Das Schicksal der Sammlung nach Molls Tod

Ende Januar 1821 versuchten in einer Wiener Wohnung Bedienstete den Haufen Unordnung von einigen tausend Grafik- und Kartenblättern loszuwerden. Beim ersten Versuch gelang ihnen das nicht, was auf der Stirn ihres Brotherren, des assimilierten mährischen Adeligen, Baron Friedrich Sigmund Vockel, vermutlich nicht nur eine Falte hervorrief. Die vom Großvater hinterlassene Kartensammlung musste nämlich spätestens zum Heiligen Georg aus der Wohnung seiner Schwester geschafft werden, sonst drohte ihr der Verkauf als Altpapier.

Vockels Großvater Bernhard Paul Moll starb bereits mehr als vierzig Jahre zuvor und es gelang der Familie selbst nach wiederholten Versuchen nicht die Sammlung zu verkaufen. Vockels Geschwister kamen also überein, dass er damit machen sollte, was er für angemessen hielt. An erster Stelle stand für ihn die Ausräumung der Wohnung noch vor dem geplanten Umzug. Vockel gehörte, obwohl er erst um die Jahrhundertwende nach Mähren heiratete, schon seit Jahren zur tatkräftigen Mährisch-Schlesischen Patriotisch-Ökonomischen Gesellschaft zur Beförderung der Landwirtschaft, Wissenschaft und Kunst, einem Bund spätaufklärerischer Intellektueller vorwiegend aus Landadel, Beamtentum und erster Industrieller. Diese Gesellschaft stand den Anfängen des Franzensmuseums in Brünn im Jahre 1817 bei, und ein persönlicher Beitrag zu dessen Entfaltung war für die mährischen Patrioten eine Angelegenheit der persönlichen Ehre. Friedrich Sigmund Vockel entschied, die Kartensammlung seines Großvaters dem Museum zu stiften.

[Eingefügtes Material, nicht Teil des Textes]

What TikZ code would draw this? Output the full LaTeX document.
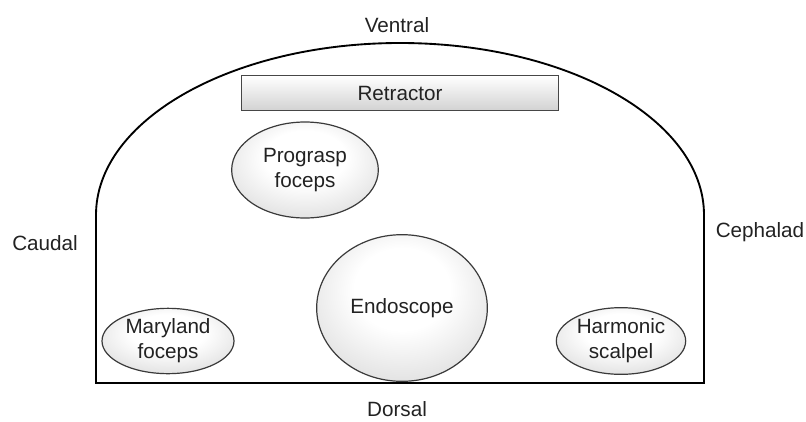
\documentclass[tikz,border=0pt]{standalone}
\usepackage{fontspec}
\setmainfont{Liberation Sans}
\usepackage{tikz}
\usetikzlibrary{shapes.geometric}

\definecolor{inkgray}{HTML}{222222}
\definecolor{rimgray}{HTML}{3A3A3A}
\pgfdeclareradialshading{toolshade}{\pgfpoint{0bp}{8bp}}%
  {color(0bp)=(white); color(14bp)=(white); color(34bp)=(gray!28); color(50bp)=(gray!48); color(70bp)=(gray!60)}

\begin{document}
\begin{tikzpicture}
  [x=0.75pt,y=-0.75pt,
   every node/.style={font=\fontsize{15.5pt}{18.8pt}\selectfont,text=inkgray,align=center},
   tool/.style={ellipse,draw=rimgray,line width=0.9pt,inner sep=0pt,shading=toolshade},
   bar/.style={rectangle,draw=gray!55!black,line width=1.1pt,inner sep=0pt,
     minimum width=238pt,minimum height=26pt,top color=white,bottom color=gray!35},
   side/.style={inner sep=0pt}]
  \useasboundingbox (0,0) rectangle (806,421);

  % outer outline
  \draw[line width=1.4pt] (96,383) -- (96,215)
    arc[start angle=180,end angle=360,x radius=304,y radius=172] -- (704,383) -- cycle;

  \node[bar] (retractor) at (400,93) {Retractor};
  \node[tool,minimum width=110pt,minimum height=72pt] (prograsp) at (305,170) {Prograsp\\foceps};
  \node[tool,minimum width=128pt,minimum height=110pt] (endoscope) at (402,308) {Endoscope};
  \node[tool,minimum width=99pt,minimum height=49pt] (maryland) at (168,341) {Maryland\\foceps};
  \node[tool,minimum width=97pt,minimum height=50pt] (harmonic) at (621,341) {Harmonic\\scalpel};

  \node[side] (ventral) at (397,25) {Ventral};
  \node[side] (dorsal) at (397,409) {Dorsal};
  \node[side] (caudal) at (45,243) {Caudal};
  \node[side] (cephalad) at (760,232) {Cephalad};
\end{tikzpicture}
\end{document}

Die großzügige Spende lag zuerst ohne großes Interesse in den Räumen des Augustinerklosters in Alt-Brünn, danach im Gebäude des Franzensmuseums. Bei der Ausgliederung der Bibliothek aus dem Museum wurde die Sammlung der Landesbibliothek übergeben, da vom Archiv kein Interesse an ihr geäußert wurde. Paradoxerweise sicherte dieses jahrelange Versäumnis der Sammlung die Stellung eines Unikats, und das nicht nur im zentraleuropäischen Raum. Heute stellt sie ein einzigartiges Beispiel für die Sammlertätigkeit im Spätbarock und der frühen Aufklärung dar, erhalten in fast völlig intakter Gestalt. Die Kollektion wurde nämlich während der Jahre weder bedeutend erweitert, noch wurden größere Kartensätze aus ihr an einen anderen Ort gebracht (vielleicht mit Ausnahme der Karten von Mähren). Es blieb also ihre ursprüngliche Struktur genau so erhalten, wie sie Bernhard Paul Moll prägte.

Wahrscheinlich bereits in der ersten Hälfte des 19. Jahrhunderts wurde ein Zettelkatalog zur Sammlung erstellt, der von den ursprünglich handschriftlichen Kartenbibliografien ausging, Ende der 50er Jahre des 20. Jahrhunderts wurde dann ein Verzeichnis der in der Kollektion enthaltenen Karten und Veduten in Buchform herausgegeben. Zu Beginn des zweiten Jahrtausends wurde die Sammlung schließlich rekatalogisiert und im Onlinekatalog der Mährischen Landesbibliothek zugänglich gemacht. In der Folge wurde sie mit Mitteln des Programms Europeana Travel digitalisiert, und so ist sie nun der Öffentlichkeit im Internet zugänglich.